Task details.
Leaving out the pictures, transcribe all of the records faithfully.

Source code of charts
--- --- ---

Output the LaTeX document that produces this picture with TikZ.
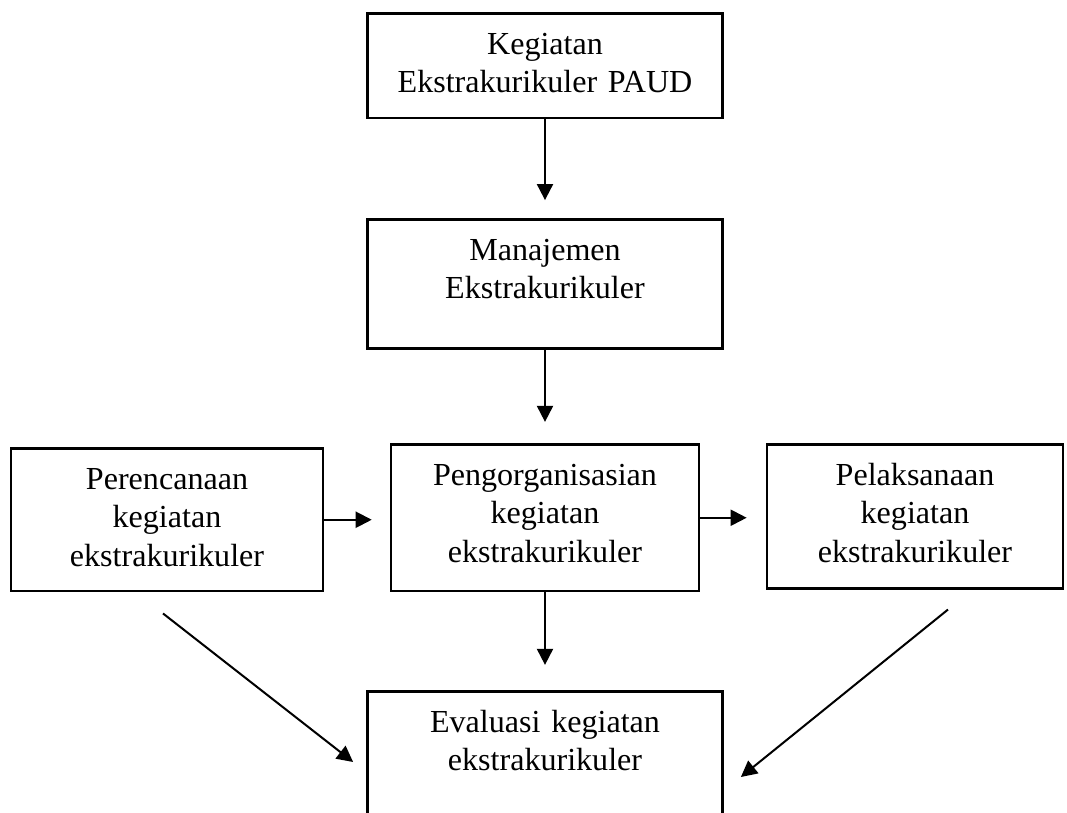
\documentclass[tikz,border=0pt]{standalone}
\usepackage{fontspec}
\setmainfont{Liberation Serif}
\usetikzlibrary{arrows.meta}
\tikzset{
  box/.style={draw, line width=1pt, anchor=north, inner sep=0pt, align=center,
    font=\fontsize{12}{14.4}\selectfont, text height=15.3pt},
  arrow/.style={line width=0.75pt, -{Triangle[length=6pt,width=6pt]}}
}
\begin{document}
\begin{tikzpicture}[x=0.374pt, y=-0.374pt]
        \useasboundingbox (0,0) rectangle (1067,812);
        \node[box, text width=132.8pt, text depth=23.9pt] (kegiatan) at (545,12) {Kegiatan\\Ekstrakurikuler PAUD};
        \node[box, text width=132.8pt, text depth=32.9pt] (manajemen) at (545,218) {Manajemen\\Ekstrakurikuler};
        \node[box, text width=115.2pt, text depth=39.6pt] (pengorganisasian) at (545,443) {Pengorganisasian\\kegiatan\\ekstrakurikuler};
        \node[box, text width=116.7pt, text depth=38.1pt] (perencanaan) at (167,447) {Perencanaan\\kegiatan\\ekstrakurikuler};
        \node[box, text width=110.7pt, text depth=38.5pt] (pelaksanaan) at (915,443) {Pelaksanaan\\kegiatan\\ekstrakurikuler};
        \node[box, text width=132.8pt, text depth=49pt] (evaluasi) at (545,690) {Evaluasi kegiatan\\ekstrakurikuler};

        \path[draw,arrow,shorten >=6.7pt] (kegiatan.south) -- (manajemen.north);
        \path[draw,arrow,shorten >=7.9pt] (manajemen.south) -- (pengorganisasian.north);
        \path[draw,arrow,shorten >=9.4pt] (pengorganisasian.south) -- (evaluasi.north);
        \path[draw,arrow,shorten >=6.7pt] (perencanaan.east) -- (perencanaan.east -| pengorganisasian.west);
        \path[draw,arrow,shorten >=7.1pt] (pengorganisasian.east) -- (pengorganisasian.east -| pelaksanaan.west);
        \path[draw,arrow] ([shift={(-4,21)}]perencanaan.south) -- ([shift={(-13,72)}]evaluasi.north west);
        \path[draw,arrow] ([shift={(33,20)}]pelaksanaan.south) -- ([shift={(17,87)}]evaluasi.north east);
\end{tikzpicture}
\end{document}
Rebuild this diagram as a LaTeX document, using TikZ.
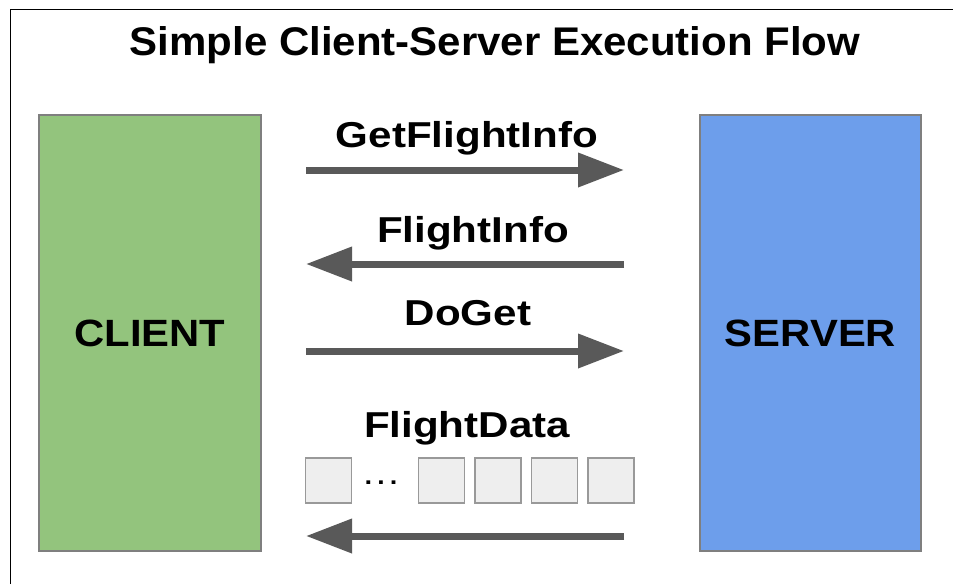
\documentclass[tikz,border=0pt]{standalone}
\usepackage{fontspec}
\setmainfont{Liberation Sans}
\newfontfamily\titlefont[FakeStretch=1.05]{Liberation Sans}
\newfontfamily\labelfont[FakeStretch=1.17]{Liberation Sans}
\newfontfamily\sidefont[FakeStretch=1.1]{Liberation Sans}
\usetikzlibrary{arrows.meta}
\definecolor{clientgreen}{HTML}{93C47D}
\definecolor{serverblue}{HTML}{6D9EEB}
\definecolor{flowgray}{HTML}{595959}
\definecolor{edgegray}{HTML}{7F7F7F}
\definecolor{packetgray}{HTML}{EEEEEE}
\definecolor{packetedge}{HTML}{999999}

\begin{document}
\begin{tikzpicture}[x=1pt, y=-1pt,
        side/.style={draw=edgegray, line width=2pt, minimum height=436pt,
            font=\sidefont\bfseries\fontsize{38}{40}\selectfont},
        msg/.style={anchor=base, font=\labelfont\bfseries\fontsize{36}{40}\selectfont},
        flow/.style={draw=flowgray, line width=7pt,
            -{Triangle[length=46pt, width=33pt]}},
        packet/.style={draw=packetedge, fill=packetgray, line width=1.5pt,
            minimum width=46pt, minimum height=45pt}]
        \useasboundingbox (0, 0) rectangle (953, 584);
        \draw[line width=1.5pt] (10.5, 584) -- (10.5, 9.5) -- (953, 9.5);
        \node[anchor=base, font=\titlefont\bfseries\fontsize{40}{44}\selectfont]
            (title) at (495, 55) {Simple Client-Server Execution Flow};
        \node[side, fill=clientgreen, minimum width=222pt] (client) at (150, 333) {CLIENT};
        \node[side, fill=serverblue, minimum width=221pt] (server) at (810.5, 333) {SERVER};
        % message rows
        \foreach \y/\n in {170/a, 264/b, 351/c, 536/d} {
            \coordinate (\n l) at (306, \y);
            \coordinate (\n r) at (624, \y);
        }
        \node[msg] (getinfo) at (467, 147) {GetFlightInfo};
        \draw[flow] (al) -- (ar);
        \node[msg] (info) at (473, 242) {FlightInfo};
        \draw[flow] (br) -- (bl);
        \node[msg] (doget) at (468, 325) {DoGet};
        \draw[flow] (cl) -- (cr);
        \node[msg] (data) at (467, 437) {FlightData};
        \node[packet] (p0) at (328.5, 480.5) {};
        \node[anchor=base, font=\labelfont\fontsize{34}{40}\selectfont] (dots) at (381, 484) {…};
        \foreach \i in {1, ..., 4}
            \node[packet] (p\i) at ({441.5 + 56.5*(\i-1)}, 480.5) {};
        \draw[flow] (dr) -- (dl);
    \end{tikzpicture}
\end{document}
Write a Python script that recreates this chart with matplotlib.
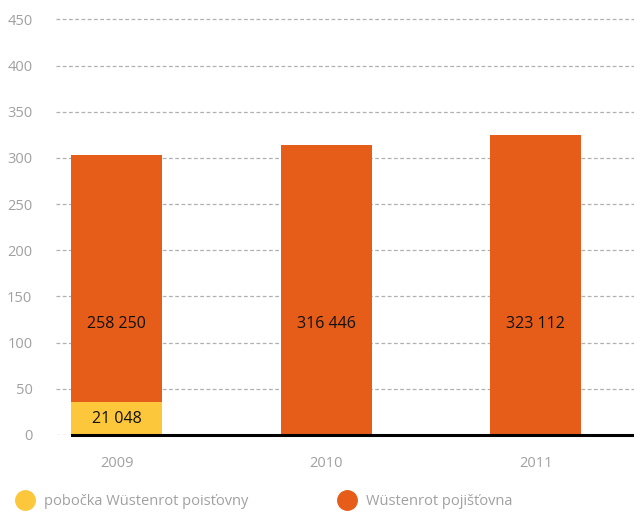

--- --- ---

Completed exercise.
Output the LaTeX document that produces this picture with TikZ.
\documentclass[tikz,border=0pt]{standalone}
\usepackage{fontspec}
\setmainfont{Liberation Serif}
\usetikzlibrary{arrows.meta}
\tikzset{
  box/.style={draw, line width=1pt, anchor=north, inner sep=0pt, align=center,
    font=\fontsize{12}{14.4}\selectfont, text height=15.3pt},
  arrow/.style={line width=0.75pt, -{Triangle[length=6pt,width=6pt]}}
}
\begin{document}
\begin{tikzpicture}[x=0.374pt, y=-0.374pt]
        \useasboundingbox (0,0) rectangle (1067,812);
        \node[box, text width=132.8pt, text depth=23.9pt] (kegiatan) at (545,12) {Kegiatan\\Ekstrakurikuler PAUD};
        \node[box, text width=132.8pt, text depth=32.9pt] (manajemen) at (545,218) {Manajemen\\Ekstrakurikuler};
        \node[box, text width=115.2pt, text depth=39.6pt] (pengorganisasian) at (545,443) {Pengorganisasian\\kegiatan\\ekstrakurikuler};
        \node[box, text width=116.7pt, text depth=38.1pt] (perencanaan) at (167,447) {Perencanaan\\kegiatan\\ekstrakurikuler};
        \node[box, text width=110.7pt, text depth=38.5pt] (pelaksanaan) at (915,443) {Pelaksanaan\\kegiatan\\ekstrakurikuler};
        \node[box, text width=132.8pt, text depth=49pt] (evaluasi) at (545,690) {Evaluasi kegiatan\\ekstrakurikuler};

        \path[draw,arrow,shorten >=6.7pt] (kegiatan.south) -- (manajemen.north);
        \path[draw,arrow,shorten >=7.9pt] (manajemen.south) -- (pengorganisasian.north);
        \path[draw,arrow,shorten >=9.4pt] (pengorganisasian.south) -- (evaluasi.north);
        \path[draw,arrow,shorten >=6.7pt] (perencanaan.east) -- (perencanaan.east -| pengorganisasian.west);
        \path[draw,arrow,shorten >=7.1pt] (pengorganisasian.east) -- (pengorganisasian.east -| pelaksanaan.west);
        \path[draw,arrow] ([shift={(-4,21)}]perencanaan.south) -- ([shift={(-13,72)}]evaluasi.north west);
        \path[draw,arrow] ([shift={(33,20)}]pelaksanaan.south) -- ([shift={(17,87)}]evaluasi.north east);
\end{tikzpicture}
\end{document}
Rebuild this diagram as a LaTeX document, using TikZ.
\documentclass[tikz,border=0pt]{standalone}
\usepackage{fontspec}
\setmainfont{Liberation Sans}
\newfontfamily\titlefont[FakeStretch=1.05]{Liberation Sans}
\newfontfamily\labelfont[FakeStretch=1.17]{Liberation Sans}
\newfontfamily\sidefont[FakeStretch=1.1]{Liberation Sans}
\usetikzlibrary{arrows.meta}
\definecolor{clientgreen}{HTML}{93C47D}
\definecolor{serverblue}{HTML}{6D9EEB}
\definecolor{flowgray}{HTML}{595959}
\definecolor{edgegray}{HTML}{7F7F7F}
\definecolor{packetgray}{HTML}{EEEEEE}
\definecolor{packetedge}{HTML}{999999}

\begin{document}
\begin{tikzpicture}[x=1pt, y=-1pt,
        side/.style={draw=edgegray, line width=2pt, minimum height=436pt,
            font=\sidefont\bfseries\fontsize{38}{40}\selectfont},
        msg/.style={anchor=base, font=\labelfont\bfseries\fontsize{36}{40}\selectfont},
        flow/.style={draw=flowgray, line width=7pt,
            -{Triangle[length=46pt, width=33pt]}},
        packet/.style={draw=packetedge, fill=packetgray, line width=1.5pt,
            minimum width=46pt, minimum height=45pt}]
        \useasboundingbox (0, 0) rectangle (953, 584);
        \draw[line width=1.5pt] (10.5, 584) -- (10.5, 9.5) -- (953, 9.5);
        \node[anchor=base, font=\titlefont\bfseries\fontsize{40}{44}\selectfont]
            (title) at (495, 55) {Simple Client-Server Execution Flow};
        \node[side, fill=clientgreen, minimum width=222pt] (client) at (150, 333) {CLIENT};
        \node[side, fill=serverblue, minimum width=221pt] (server) at (810.5, 333) {SERVER};
        % message rows
        \foreach \y/\n in {170/a, 264/b, 351/c, 536/d} {
            \coordinate (\n l) at (306, \y);
            \coordinate (\n r) at (624, \y);
        }
        \node[msg] (getinfo) at (467, 147) {GetFlightInfo};
        \draw[flow] (al) -- (ar);
        \node[msg] (info) at (473, 242) {FlightInfo};
        \draw[flow] (br) -- (bl);
        \node[msg] (doget) at (468, 325) {DoGet};
        \draw[flow] (cl) -- (cr);
        \node[msg] (data) at (467, 437) {FlightData};
        \node[packet] (p0) at (328.5, 480.5) {};
        \node[anchor=base, font=\labelfont\fontsize{34}{40}\selectfont] (dots) at (381, 484) {…};
        \foreach \i in {1, ..., 4}
            \node[packet] (p\i) at ({441.5 + 56.5*(\i-1)}, 480.5) {};
        \draw[flow] (dr) -- (dl);
    \end{tikzpicture}
\end{document}
Write a Python script that recreates this chart with matplotlib.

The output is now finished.